Conte um pouco sobre sua história.
Eu sou artista visual e escritor. Nasci em Brasília (DF), tenho 32 anos, sou filho de família negra e ascendência indígena, vinda do interior de Bahia, por parte de pai e, Minas Gerais, por parte de mãe. Cresci e vivo em São Sebastião, uma cidade da periferia aqui do DF, marcada por uma efervescência cultural, mas também com aspecto interiorano e com forte presença de migrantes. Aqui, entre os coletivos que colaboro, faço parte do Movimento Supernova desde seu início, em 2010. Juntos, já fizemos saraus, festivais, oficinas, shows, exposições, enfim, uma infinidade de rolês.
Desenho e escrevo desde criança e, aos 20 anos, entendi que queria ser artista profissionalmente. Me inscrevi em um curso de pintura e a professora me disse: “A pintura é um ato de coragem”, e essa frase me marcou muito. Eu passei a olhar para a pintura como essa gestualidade corajosa, como que manusear uma arma de guerra. Depois, também tive contato com a dança e isso foi muito importante pra minha formação como artista visual, de perceber a relação que a corporeidade expressa.
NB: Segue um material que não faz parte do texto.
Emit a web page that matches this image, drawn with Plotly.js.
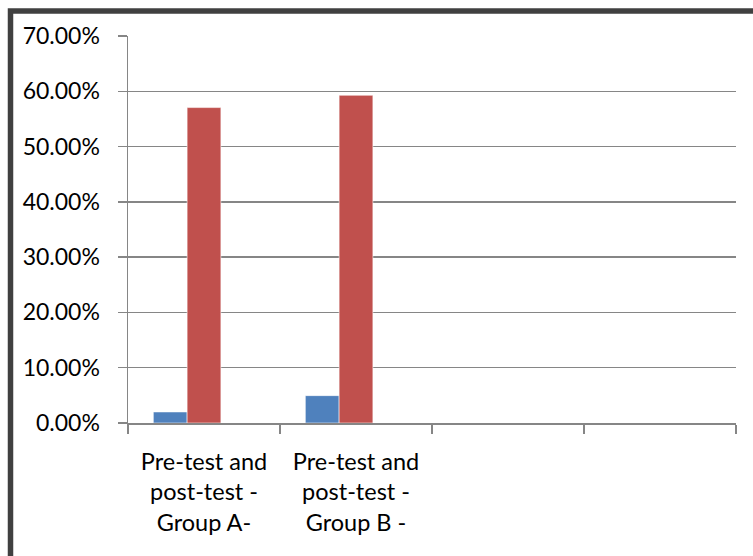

Um movimento de reconhecimento corporal, de ter consciência do meu corpo através da dança, do yoga, por exemplo, esses exercícios de preparação corporal, me deram uma outra noção sobre quem eu sou e até sobre o meu desenho.
Nesse período, estudei Publicidade e Propaganda na Faculdade Fortium, que colaborou com a minha compreensão sobre teorias da comunicação e prática do design para minhas próprias ações artísticas. Em seguida, iniciei o curso de Teoria, Crítica e História da Arte na UnB. Desde então, desenhar, pra mim, está intimamente ligado a um processo de auto-descoberta e autoanálise, criação e continuidade de uma identidade. No caso, como pontos-chave mais expressivos, de homem negro, homossexual/bicha e em território periférico e interiorano.
Como você vê as desigualdades brasileiras?
Eu compreendo as desigualdades brasileiras como parte de um processo histórico e estrutural que organiza a vida social a partir de interesses de grupos específicos. É fundamental compreender que o fator racial também é um elemento que perpassa esse problema, considerando que a população negra e indígena estão mais vulneráveis a todos os tipos de violência, como as de classe, sexualidade, gênero, religioso e até ambiental. Nesse sentido, em minha atuação artística e cultural busco gerar reflexões e práticas que valorizem a continuidade dessas culturas que me constituem. Perpassando do político ao cultural, compreendo que a arte vem como uma ferramenta catalisadora. Ao observarmos as cosmovisões desses povos, aprendemos que pelo sentir absorvemos uma profundidade que nem sempre o racional dá conta, estabelecendo uma comunicação com algo mais profundo.
Fale sobre sua obra que está no calendário Oxfam Brasil 2022.
O meu trabalho aborda a representação e percepção das emoções no corpo, através do desenho, dança e literatura. Durante meu processo criativo, vou fazendo as coisas no momento, e, durante o processo de fazer, entender o que é isso, relaciono a existência das coisas. Olhar pro meu desenho e olhar pra minha dança, olhar pras minhas emoções, olhar pro que está acontecendo ao meu redor, entender criticamente as relações sociais, mas a partir das minhas sensações, também. Nesse sentido, à medida em que eu fui compreendendo mais a cosmovisão africana, compreendendo, por exemplo, o que são os orixás, enquanto forças da natureza que operam em sinergia com o universo, eu fui entendendo uma ligação que eu já compreendia dentro do meu processo criativo: do sentir que vai tomando uma existência concreta a partir das ações.